MASHPEE — Collaboration between the Mashpee Wampanoag Tribe and Mashpee Public Schools promises to increase next year, as the two groups have outlined a number of steps aimed at further integrating Native American and Wampanoag education into the district’s curriculum.
The renewed partnership between the tribe and the Mashpee school committee began with a meeting Oct. 4 at tribal headquarters. The meeting was the first of its kind between the two entities with new business in mind.
“This was a regular School Committee meeting held at the Tribal Government Center with an agenda item of building a positive and productive partnership between the Mashpee Public Schools and the Mashpee Wampanoag Tribe,” Mashpee schools Superintendent Patricia M. DeBoer wrote in an email.
Since then, the tribe and the School Committee have been patching together a joint agenda that envisions everything from educational tours of the tribal government building to hiring “potentially qualified and licensed Native American candidates for teaching vacancies within the school system.”
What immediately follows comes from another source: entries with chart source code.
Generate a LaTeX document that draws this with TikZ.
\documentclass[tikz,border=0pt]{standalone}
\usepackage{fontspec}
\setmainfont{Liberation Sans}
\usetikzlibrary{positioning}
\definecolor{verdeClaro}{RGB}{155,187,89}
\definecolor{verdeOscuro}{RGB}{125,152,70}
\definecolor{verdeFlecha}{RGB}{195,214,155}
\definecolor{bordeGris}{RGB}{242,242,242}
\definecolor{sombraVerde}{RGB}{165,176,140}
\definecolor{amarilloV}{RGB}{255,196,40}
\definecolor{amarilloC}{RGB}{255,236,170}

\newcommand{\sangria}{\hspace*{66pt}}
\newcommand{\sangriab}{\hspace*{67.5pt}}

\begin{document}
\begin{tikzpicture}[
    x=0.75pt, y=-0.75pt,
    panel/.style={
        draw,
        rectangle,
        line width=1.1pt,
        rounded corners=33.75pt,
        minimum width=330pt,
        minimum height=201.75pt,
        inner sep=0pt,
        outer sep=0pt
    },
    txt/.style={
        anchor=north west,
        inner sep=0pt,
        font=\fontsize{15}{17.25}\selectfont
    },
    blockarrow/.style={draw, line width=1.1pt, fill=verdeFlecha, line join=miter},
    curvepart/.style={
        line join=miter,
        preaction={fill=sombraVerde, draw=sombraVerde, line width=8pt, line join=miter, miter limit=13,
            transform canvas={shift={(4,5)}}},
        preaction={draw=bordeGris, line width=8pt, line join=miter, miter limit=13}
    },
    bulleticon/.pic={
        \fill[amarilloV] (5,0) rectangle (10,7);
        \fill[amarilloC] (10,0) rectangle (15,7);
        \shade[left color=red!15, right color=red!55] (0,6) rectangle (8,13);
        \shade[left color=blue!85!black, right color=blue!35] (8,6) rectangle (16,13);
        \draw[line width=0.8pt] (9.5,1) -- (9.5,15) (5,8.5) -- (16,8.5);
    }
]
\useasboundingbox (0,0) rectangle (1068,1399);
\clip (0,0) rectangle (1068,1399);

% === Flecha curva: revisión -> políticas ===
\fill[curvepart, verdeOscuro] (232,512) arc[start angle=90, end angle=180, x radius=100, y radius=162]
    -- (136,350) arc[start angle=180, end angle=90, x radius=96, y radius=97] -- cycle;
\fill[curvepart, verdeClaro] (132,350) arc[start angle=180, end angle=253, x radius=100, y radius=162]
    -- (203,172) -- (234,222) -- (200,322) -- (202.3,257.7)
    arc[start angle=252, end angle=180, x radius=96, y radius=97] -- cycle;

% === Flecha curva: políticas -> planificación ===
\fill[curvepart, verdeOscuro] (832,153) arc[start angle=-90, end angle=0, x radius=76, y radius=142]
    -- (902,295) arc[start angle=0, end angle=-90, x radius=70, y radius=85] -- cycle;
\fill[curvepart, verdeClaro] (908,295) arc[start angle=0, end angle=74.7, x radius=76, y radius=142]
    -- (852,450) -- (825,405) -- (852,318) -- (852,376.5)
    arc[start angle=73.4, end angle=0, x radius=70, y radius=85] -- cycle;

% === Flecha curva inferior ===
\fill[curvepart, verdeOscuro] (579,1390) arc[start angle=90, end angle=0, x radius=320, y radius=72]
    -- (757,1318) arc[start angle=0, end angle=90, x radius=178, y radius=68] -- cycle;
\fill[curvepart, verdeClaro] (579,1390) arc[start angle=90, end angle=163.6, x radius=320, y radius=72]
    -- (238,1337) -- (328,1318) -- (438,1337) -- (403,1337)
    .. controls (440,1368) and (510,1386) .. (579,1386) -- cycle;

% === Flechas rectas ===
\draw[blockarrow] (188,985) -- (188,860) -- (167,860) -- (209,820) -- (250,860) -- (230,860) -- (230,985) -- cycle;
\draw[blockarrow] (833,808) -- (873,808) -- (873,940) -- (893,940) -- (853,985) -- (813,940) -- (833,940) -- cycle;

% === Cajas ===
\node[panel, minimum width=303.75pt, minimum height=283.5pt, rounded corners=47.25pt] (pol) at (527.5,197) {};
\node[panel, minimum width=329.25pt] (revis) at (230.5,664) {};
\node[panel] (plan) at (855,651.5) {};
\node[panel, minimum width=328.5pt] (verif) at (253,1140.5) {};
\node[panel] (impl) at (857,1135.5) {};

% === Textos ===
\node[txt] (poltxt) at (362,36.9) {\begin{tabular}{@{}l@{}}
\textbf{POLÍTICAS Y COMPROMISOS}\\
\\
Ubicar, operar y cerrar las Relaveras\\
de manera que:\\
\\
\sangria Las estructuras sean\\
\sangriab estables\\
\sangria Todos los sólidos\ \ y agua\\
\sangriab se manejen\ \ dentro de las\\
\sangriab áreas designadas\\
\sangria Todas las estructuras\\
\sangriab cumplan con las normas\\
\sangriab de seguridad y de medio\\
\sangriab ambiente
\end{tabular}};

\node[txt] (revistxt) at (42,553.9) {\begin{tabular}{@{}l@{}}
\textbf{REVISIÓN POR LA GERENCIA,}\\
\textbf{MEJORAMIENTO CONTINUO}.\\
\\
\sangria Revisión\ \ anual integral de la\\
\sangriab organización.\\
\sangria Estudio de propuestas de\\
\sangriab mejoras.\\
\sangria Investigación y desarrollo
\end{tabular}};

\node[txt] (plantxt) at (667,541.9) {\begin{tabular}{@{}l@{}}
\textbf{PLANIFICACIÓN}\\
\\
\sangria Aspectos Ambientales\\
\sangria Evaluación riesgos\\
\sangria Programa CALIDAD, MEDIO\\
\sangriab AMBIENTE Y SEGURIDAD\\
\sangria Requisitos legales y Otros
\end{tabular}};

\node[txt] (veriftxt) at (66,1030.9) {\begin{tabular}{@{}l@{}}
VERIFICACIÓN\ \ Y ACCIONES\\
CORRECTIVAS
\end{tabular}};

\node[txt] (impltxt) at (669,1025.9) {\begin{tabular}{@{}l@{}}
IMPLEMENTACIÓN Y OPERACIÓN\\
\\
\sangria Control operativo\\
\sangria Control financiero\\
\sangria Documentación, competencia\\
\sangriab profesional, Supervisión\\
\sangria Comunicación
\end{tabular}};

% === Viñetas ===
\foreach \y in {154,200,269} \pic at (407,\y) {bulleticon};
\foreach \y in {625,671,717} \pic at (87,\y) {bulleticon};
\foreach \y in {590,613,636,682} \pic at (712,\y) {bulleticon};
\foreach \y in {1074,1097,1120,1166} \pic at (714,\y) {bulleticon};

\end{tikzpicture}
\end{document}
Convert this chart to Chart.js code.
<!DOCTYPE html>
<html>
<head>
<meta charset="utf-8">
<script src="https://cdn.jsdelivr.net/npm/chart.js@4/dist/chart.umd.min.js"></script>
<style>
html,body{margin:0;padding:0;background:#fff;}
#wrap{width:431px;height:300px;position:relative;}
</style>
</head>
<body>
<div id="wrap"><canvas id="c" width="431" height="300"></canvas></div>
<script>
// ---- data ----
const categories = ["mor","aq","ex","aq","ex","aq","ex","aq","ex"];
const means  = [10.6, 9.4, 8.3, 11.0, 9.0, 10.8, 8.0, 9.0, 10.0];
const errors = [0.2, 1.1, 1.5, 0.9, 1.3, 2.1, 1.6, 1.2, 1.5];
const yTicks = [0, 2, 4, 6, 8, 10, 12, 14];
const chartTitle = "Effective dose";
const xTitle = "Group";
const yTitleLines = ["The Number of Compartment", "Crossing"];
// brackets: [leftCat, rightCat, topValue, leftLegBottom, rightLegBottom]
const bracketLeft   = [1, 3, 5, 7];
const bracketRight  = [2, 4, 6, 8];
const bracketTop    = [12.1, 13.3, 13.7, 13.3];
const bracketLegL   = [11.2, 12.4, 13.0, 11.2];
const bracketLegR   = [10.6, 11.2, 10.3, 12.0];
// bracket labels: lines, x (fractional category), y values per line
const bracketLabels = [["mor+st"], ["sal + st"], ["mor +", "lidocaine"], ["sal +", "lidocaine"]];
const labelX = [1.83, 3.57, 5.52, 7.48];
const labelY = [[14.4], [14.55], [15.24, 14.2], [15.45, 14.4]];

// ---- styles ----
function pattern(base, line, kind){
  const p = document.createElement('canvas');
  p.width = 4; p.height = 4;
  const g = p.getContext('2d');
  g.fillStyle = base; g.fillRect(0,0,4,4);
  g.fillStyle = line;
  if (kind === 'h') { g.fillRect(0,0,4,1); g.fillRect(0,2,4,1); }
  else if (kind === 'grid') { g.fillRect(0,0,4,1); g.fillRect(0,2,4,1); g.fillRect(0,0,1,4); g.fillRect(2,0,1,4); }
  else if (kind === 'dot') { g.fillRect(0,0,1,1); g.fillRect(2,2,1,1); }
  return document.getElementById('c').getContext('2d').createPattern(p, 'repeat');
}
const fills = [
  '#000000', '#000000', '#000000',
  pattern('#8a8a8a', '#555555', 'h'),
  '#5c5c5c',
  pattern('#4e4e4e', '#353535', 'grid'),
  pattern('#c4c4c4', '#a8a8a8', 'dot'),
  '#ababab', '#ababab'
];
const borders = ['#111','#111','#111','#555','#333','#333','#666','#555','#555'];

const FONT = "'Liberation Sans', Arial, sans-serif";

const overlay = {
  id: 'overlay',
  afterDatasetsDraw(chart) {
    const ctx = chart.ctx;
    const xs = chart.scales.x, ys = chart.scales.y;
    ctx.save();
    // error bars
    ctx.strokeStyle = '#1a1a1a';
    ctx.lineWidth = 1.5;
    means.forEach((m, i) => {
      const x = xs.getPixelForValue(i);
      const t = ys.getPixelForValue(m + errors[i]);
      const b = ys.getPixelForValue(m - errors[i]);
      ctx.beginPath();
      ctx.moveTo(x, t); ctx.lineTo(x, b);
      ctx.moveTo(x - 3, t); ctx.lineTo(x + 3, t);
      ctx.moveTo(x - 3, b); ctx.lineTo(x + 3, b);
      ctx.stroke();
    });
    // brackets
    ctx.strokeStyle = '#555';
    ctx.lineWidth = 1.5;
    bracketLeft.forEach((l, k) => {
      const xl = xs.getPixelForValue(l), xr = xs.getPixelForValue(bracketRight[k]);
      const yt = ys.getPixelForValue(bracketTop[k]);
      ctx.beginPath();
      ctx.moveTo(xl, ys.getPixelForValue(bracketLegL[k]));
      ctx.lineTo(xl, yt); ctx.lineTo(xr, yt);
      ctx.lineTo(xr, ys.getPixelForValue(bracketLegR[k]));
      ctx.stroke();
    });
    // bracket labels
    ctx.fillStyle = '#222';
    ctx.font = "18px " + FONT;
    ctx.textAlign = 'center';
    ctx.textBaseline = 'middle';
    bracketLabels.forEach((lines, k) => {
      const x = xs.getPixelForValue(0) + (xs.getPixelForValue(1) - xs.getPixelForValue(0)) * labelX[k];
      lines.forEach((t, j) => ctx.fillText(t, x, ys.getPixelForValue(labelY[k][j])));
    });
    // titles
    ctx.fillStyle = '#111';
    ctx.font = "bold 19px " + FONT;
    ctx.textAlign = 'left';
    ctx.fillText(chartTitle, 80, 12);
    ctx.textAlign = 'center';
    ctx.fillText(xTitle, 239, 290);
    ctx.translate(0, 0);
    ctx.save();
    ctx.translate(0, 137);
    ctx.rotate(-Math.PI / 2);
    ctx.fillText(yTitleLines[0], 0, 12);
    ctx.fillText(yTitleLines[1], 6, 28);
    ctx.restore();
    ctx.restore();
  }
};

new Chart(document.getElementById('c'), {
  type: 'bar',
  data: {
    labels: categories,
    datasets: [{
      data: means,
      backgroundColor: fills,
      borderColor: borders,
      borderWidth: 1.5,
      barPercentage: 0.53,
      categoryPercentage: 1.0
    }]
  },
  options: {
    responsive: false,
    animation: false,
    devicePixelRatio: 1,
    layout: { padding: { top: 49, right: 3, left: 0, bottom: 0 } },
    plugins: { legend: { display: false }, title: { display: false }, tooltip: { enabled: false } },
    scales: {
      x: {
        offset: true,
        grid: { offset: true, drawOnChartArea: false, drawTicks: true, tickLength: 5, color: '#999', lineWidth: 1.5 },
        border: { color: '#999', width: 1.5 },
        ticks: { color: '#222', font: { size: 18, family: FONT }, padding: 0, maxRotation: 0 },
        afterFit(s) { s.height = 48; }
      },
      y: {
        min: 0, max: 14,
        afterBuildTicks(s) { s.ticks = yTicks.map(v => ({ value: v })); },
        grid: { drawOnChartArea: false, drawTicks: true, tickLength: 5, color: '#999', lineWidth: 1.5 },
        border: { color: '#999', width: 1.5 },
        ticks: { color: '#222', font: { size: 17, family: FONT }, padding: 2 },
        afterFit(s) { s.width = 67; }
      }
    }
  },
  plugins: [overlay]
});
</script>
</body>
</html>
Other goals include creating a systemwide Native American peer mentoring program, bringing back Native American history at Mashpee Middle-High School, expanding the Wampanoag language class, holding school assemblies that “inform and celebrate the Mashpee Wampanoag culture” and adding internship opportunities for students at the tribal government center.
“Another of the action steps developed was to meet quarterly to move our partnership forward,” DeBoer said. “We have had two of these quarterly meetings so far,” where “representatives from the Tribe meet with the leadership team of the Mashpee Public Schools.”
Tribal spokeswoman Trish Keli’inui, whose son attended a Mashpee school, said since the inaugural meeting in October the tribe has held two joint faculty and staff sessions at each school, led by Mashpee Wampanoag Tribal Council Vice Chairwoman Jesse “Little Doe” Baird. The tribe also recently hosted the Mashpee High School varsity girls and boys basketball teams at their gymnasium in the government building. Matt Triveri, the district’s athletic director, worked with the tribe to coordinate the games.
“We are very encouraged by the partnership between the tribe and Mashpee Public Schools,” Keli’inui said. “We look forward to building on these tribe and school district initiatives in 2018.”
This year was also the first in a century and a half that children in the Mashpee Public School system could study the Wampanoag language — called Wôpanâak — for credit, according to Baird, who spearheaded the reclamation of the ancient language. Mashpee schools hope to build on the program’s success, DeBoer said.